◆ What the task requires:
Give every line back verbatim, dropping all images.

◆ Data lines:
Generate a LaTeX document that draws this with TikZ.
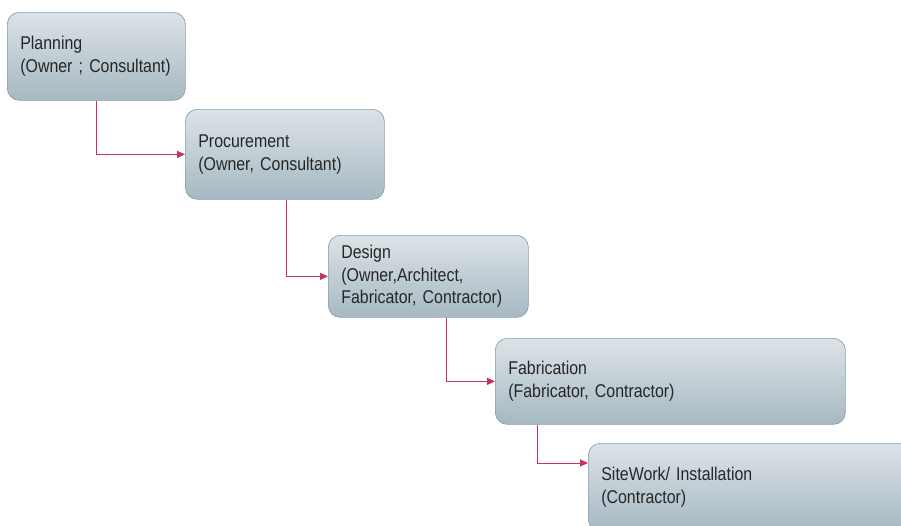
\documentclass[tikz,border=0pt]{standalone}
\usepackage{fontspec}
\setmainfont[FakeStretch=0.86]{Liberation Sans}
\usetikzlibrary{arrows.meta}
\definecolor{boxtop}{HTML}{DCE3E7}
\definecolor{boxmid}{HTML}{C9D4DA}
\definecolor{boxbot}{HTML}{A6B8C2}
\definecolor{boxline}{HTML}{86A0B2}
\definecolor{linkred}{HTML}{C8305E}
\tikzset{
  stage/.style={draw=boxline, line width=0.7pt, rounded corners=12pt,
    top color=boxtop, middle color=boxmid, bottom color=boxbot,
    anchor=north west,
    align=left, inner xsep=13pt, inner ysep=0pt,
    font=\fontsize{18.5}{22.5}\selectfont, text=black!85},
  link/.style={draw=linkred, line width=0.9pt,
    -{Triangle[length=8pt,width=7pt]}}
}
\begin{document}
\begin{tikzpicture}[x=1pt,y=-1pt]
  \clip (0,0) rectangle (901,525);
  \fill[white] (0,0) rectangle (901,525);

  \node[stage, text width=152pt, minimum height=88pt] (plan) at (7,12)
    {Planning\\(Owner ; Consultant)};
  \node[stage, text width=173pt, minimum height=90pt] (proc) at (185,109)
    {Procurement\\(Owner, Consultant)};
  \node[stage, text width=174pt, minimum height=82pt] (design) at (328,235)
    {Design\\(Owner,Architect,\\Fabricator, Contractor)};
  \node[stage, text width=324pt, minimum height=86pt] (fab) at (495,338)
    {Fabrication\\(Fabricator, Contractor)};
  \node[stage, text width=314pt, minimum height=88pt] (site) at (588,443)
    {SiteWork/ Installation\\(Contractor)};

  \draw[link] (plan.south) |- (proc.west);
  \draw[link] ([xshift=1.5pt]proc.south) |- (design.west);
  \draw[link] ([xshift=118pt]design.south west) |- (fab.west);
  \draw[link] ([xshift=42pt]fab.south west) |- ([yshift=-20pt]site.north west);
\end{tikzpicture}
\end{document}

◆ Output of the exercise:
Generate a LaTeX document that draws this with TikZ.
\documentclass[tikz,border=0pt]{standalone}
\usepackage{fontspec}
\setmainfont[FakeStretch=0.86]{Liberation Sans}
\usetikzlibrary{arrows.meta}
\definecolor{boxtop}{HTML}{DCE3E7}
\definecolor{boxmid}{HTML}{C9D4DA}
\definecolor{boxbot}{HTML}{A6B8C2}
\definecolor{boxline}{HTML}{86A0B2}
\definecolor{linkred}{HTML}{C8305E}
\tikzset{
  stage/.style={draw=boxline, line width=0.7pt, rounded corners=12pt,
    top color=boxtop, middle color=boxmid, bottom color=boxbot,
    anchor=north west,
    align=left, inner xsep=13pt, inner ysep=0pt,
    font=\fontsize{18.5}{22.5}\selectfont, text=black!85},
  link/.style={draw=linkred, line width=0.9pt,
    -{Triangle[length=8pt,width=7pt]}}
}
\begin{document}
\begin{tikzpicture}[x=1pt,y=-1pt]
  \clip (0,0) rectangle (901,525);
  \fill[white] (0,0) rectangle (901,525);

  \node[stage, text width=152pt, minimum height=88pt] (plan) at (7,12)
    {Planning\\(Owner ; Consultant)};
  \node[stage, text width=173pt, minimum height=90pt] (proc) at (185,109)
    {Procurement\\(Owner, Consultant)};
  \node[stage, text width=174pt, minimum height=82pt] (design) at (328,235)
    {Design\\(Owner,Architect,\\Fabricator, Contractor)};
  \node[stage, text width=324pt, minimum height=86pt] (fab) at (495,338)
    {Fabrication\\(Fabricator, Contractor)};
  \node[stage, text width=314pt, minimum height=88pt] (site) at (588,443)
    {SiteWork/ Installation\\(Contractor)};

  \draw[link] (plan.south) |- (proc.west);
  \draw[link] ([xshift=1.5pt]proc.south) |- (design.west);
  \draw[link] ([xshift=118pt]design.south west) |- (fab.west);
  \draw[link] ([xshift=42pt]fab.south west) |- ([yshift=-20pt]site.north west);
\end{tikzpicture}
\end{document}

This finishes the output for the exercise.